Still, Warnock said, the Bay Area is unique in that it’s the only major metro area where prices have yet to reach pre-pandemic levels. In the San Francisco and San Jose metro areas, rents remain about 5% below March 2020 rates — a stark contrast from lower-cost cities that morphed into pandemic destinations, like Miami, where prices jumped 25% in the past two years, to a median $2,098 for a two-bedroom apartment. A lack of local laws limiting rent increases has led to local reports of some longtime tenants seeing huge overnight rent hikes in smaller towns like mountainous Asheville, N.C., where rents have soared 33% since coronavirus lockdowns began.

Rents in California, however, were already among the highest in the nation before the pandemic. In some areas farther from the coast, like Sacramento and Southern California’s Inland Empire, prices have already surpassed March 2020 levels. In the Bay Area, the renewed ascent of prices comes as concerns about inflation and global economic turmoil collide with expiring pandemic eviction protections, highlighting a widening gap between renters in different jobs and income brackets.
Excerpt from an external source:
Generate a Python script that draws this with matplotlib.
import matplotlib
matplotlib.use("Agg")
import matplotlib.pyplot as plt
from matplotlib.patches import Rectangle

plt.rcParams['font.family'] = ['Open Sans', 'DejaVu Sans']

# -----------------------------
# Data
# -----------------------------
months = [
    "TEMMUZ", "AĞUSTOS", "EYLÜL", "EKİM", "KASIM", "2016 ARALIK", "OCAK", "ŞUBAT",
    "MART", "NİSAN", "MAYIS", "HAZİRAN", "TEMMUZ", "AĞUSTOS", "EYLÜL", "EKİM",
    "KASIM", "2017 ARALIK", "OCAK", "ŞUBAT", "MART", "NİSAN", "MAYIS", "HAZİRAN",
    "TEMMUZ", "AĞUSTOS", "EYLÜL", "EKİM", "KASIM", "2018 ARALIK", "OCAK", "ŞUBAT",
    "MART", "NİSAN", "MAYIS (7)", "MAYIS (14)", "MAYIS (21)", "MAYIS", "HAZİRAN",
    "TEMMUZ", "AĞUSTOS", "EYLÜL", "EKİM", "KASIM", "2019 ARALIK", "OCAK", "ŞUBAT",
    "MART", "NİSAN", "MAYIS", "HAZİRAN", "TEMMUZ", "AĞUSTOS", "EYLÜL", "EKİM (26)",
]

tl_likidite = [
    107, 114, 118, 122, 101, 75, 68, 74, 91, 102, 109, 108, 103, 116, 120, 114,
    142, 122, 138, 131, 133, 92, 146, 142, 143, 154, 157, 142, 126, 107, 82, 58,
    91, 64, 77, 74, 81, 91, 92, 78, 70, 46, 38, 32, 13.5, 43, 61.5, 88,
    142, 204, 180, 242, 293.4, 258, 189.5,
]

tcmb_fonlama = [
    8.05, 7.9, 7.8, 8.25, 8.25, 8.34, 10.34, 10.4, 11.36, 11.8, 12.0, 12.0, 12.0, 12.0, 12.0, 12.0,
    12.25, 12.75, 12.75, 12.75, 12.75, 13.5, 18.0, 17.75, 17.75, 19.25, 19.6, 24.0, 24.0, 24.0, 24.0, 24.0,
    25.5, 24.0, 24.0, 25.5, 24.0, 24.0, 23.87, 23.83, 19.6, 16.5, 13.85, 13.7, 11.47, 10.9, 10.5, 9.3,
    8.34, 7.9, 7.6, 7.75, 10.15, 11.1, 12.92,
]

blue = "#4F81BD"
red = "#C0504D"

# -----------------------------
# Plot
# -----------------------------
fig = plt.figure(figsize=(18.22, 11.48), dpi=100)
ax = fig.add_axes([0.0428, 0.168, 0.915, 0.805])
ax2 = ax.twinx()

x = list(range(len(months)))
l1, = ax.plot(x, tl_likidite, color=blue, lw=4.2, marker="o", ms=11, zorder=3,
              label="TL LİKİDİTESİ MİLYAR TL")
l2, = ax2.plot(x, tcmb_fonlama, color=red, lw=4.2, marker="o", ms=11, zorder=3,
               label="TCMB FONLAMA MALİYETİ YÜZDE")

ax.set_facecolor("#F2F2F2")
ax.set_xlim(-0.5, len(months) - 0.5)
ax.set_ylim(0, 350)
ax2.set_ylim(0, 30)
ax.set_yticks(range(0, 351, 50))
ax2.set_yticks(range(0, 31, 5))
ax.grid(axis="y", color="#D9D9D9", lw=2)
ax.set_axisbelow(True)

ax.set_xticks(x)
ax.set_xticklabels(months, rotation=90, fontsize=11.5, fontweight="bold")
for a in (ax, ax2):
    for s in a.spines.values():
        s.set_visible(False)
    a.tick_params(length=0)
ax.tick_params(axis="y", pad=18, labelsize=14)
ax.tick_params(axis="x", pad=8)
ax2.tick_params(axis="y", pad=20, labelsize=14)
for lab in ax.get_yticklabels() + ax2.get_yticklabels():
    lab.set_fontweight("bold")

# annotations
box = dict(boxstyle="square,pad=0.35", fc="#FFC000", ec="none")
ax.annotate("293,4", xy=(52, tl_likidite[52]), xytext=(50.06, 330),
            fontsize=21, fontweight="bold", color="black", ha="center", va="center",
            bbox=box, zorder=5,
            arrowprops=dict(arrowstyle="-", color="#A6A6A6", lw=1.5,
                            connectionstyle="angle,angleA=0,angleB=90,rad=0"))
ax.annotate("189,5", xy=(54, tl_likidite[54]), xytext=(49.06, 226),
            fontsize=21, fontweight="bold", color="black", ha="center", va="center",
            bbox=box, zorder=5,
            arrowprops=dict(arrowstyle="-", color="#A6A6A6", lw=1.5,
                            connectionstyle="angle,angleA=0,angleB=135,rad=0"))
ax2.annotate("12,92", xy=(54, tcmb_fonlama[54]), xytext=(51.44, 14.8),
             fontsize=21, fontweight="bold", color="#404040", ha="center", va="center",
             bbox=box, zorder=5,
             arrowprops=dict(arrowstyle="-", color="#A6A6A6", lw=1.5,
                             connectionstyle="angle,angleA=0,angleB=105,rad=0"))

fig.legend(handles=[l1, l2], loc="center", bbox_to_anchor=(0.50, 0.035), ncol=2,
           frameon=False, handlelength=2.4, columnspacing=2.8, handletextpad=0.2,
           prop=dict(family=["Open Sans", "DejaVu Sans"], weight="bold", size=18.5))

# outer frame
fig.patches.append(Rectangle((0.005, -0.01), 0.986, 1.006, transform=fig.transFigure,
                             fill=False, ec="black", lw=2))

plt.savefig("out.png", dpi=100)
Another recent Apartment List analysis found that, as of 2019, nearly 30% of residents with jobs that could not be done remotely — retail clerks, food service workers, construction workers and others — were severely “cost burdened” by housing, meaning that more than 30% of their incomes went toward housing costs. That’s compared with 19% of residents in remote-friendly fields like IT, accounting and office administration, raising big questions about who may be forced to stick around as prices rise.
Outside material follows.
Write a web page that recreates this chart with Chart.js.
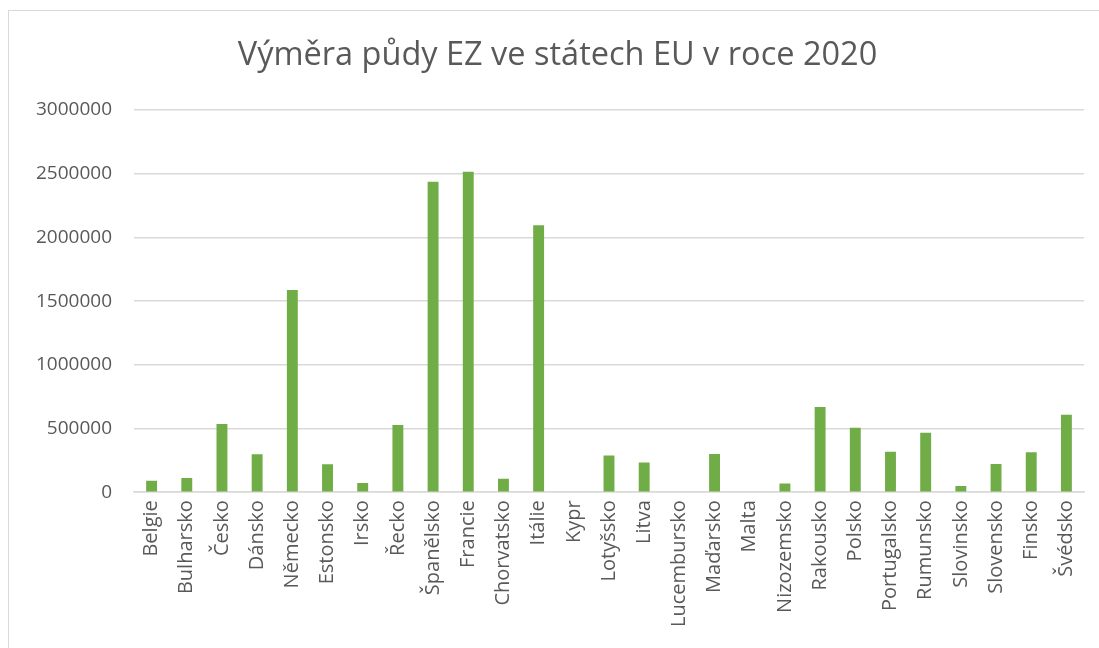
<!DOCTYPE html>
<html lang="cs">
<head>
    <meta charset="UTF-8">
    <title>Výměra půdy EZ ve státech EU v roce 2020</title>
    <script src="https://cdn.jsdelivr.net/npm/chart.js"></script>
    <style>
        body { margin: 0; background: #fff; overflow: hidden; }
        #box {
            position: absolute; left: 8px; top: 10px;
            width: 1120px; height: 650px;
            border: 1px solid #d9d9d9;
        }
        #wrap { position: absolute; left: 0; top: 0; width: 1108px; height: 638px; }
    </style>
</head>
<body>
    <div id="box">
        <div id="wrap"><canvas id="chart"></canvas></div>
    </div>

    <script>
        // státy EU
        const staty = ['Belgie', 'Bulharsko', 'Česko', 'Dánsko', 'Německo', 'Estonsko', 'Irsko', 'Řecko',
            'Španělsko', 'Francie', 'Chorvatsko', 'Itálie', 'Kypr', 'Lotyšsko', 'Litva', 'Lucembursko',
            'Maďarsko', 'Malta', 'Nizozemsko', 'Rakousko', 'Polsko', 'Portugalsko', 'Rumunsko',
            'Slovinsko', 'Slovensko', 'Finsko', 'Švédsko'];

        // výměra (ha)
        const vymera = [90000, 112000, 535000, 298000, 1588000, 220000, 72000, 528000,
            2437000, 2515000, 105000, 2095000, 5000, 288000, 233000, 5000,
            300000, 0, 68000, 669000, 507000, 318000, 466000,
            48000, 221000, 313000, 608000];

        const yTicks = [0, 500000, 1000000, 1500000, 2000000, 2500000, 3000000];

        const ctx = document.getElementById('chart').getContext('2d');
        new Chart(ctx, {
            type: 'bar',
            data: {
                labels: staty,
                datasets: [{
                    label: 'Výměra',
                    data: vymera,
                    backgroundColor: '#70ad47',
                    barPercentage: 0.31,
                    categoryPercentage: 1.0
                }]
            },
            options: {
                responsive: true,
                maintainAspectRatio: false,
                animation: false,
                layout: { padding: { left: 22, right: 33, top: 0, bottom: 14 } },
                scales: {
                    y: {
                        min: 0,
                        max: 3000000,
                        afterBuildTicks: axis => { axis.ticks = yTicks.map(v => ({ value: v })); },
                        afterFit: axis => { axis.width = 103; },
                        ticks: {
                            color: '#595959',
                            font: { family: 'Open Sans', size: 19 },
                            padding: 22,
                            callback: v => String(v)
                        },
                        grid: { color: '#d9d9d9', lineWidth: 1.5, drawTicks: false },
                        border: { display: false }
                    },
                    x: {
                        ticks: {
                            color: '#595959',
                            font: { family: 'Open Sans', size: 20 },
                            minRotation: 90,
                            maxRotation: 90,
                            autoSkip: false,
                            padding: 8
                        },
                        grid: { display: false, drawTicks: false },
                        border: { color: '#d9d9d9', width: 1.5 }
                    }
                },
                plugins: {
                    legend: { display: false },
                    tooltip: { enabled: false },
                    title: {
                        display: true,
                        text: 'Výměra půdy EZ ve státech EU v roce 2020',
                        color: '#595959',
                        font: { family: 'Open Sans', size: 32.5, weight: 'normal' },
                        padding: { top: 25, bottom: 35 }
                    }
                }
            }
        });
    </script>
</body>
</html>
“Do you have the ability to work remotely and reduce your housing costs dramatically,” Warnock said, “or are you more geographically tethered to a place?”
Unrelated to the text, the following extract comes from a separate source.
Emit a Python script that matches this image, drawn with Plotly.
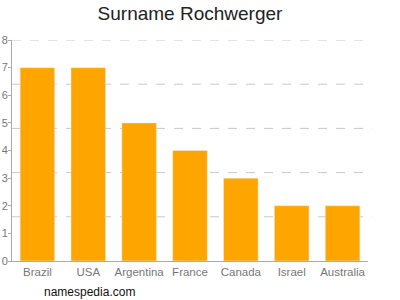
import plotly.graph_objects as go

countries = ["Brazil", "USA", "Argentina", "France", "Canada", "Israel", "Australia"]
counts = [7, 7, 5, 4, 3, 2, 2]
y_ticks = [0, 1, 2, 3, 4, 5, 6, 7, 8]
grid_values = [1.6, 3.2, 4.8, 6.4, 8]

fig = go.Figure(go.Bar(x=countries, y=counts, marker_color="#FFA500", width=0.68))

shapes = [dict(type="line", xref="paper", yref="y", x0=0, x1=1.012, y0=g, y1=g,
               line=dict(color="#c8c8c8", width=1, dash="dash"), layer="below")
          for g in grid_values]

fig.update_layout(
    width=400, height=300,
    margin=dict(l=12, r=32, t=40, b=39),
    paper_bgcolor="white", plot_bgcolor="white",
    title=dict(text="Surname Rochwerger", x=0.475, xref="container", y=0.955, yanchor="middle",
               font=dict(family="Liberation Sans, Arial", size=19, color="#222")),
    showlegend=False,
    shapes=shapes,
    bargap=0.32,
    annotations=[dict(text="namespedia.com", xref="paper", yref="paper", x=0.085, y=-0.14,
                      xanchor="left", yanchor="middle", showarrow=False,
                      font=dict(family="Liberation Sans, Arial", size=12, color="#111"))],
)
fig.update_yaxes(range=[0, 8], tickvals=y_ticks, showgrid=False, zeroline=False, automargin=False,
                 showline=True, linecolor="#aaa", linewidth=1, ticks="outside", ticklen=3,
                 tickcolor="#aaa", tickfont=dict(family="Liberation Sans, Arial", size=11, color="#777"),
                 ticklabelstandoff=-2)
fig.update_xaxes(showline=True, linecolor="#aaa", linewidth=1, ticks="", showgrid=False, automargin=False,
                 tickfont=dict(family="Liberation Sans, Arial", size=11.5, color="#777"))

fig.write_html("out.html")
In Stein’s experience listing rentals for mom-and-pop landlords scattered from Menlo Park to Daly City, which range from $1,900 studios to large $9,000 homes, competition is still not as intense as before the pandemic. Tech workers have been trickling back to the Peninsula for months, he said.

Some applicants’ recent rental histories list extended Airbnb stays in Hawaii, Cancun or Europe, Stein said. While it’s still more of a renter’s market than in the past, both prices and demand are on the rise.

“As soon as you post something, people will be calling,” Stein said. “But it’s not like it was in the dot-com phase or other run-ups. People do take their time.”

While rising rents are good for business, Stein said he worries about longer-term trends like bigger real estate investors buying up homes and a lack of affordable options for vulnerable tenants on the Peninsula. For years, he’s heard stories about local firefighters commuting in from Reno.

Amid the familiar housing anxiety, Gov. Gavin Newsom this week rolled out a long-awaited plan to drastically increase the amount of new housing being built in the state. By 2030, the state will direct local governments to build 2.5 million new homes, with at least 1 million of those set aside for low- and middle-income residents. That’s fewer than the 3.5 million homes Newsom previously said he would push the state to construct by 2025, but more than double previous state targets.

Though many Bay Area cities have a long history of missing state housing targets with few consequences, officials said that extreme pressure on both renters and would-be homeowners has forced the state to take a harder stance and enact new penalties.

“California’s 2.5 million unit target is no longer a paper exercise,” according to the new report. “It’s an expectation for the zoning, permitting and construction of real, new housing units.”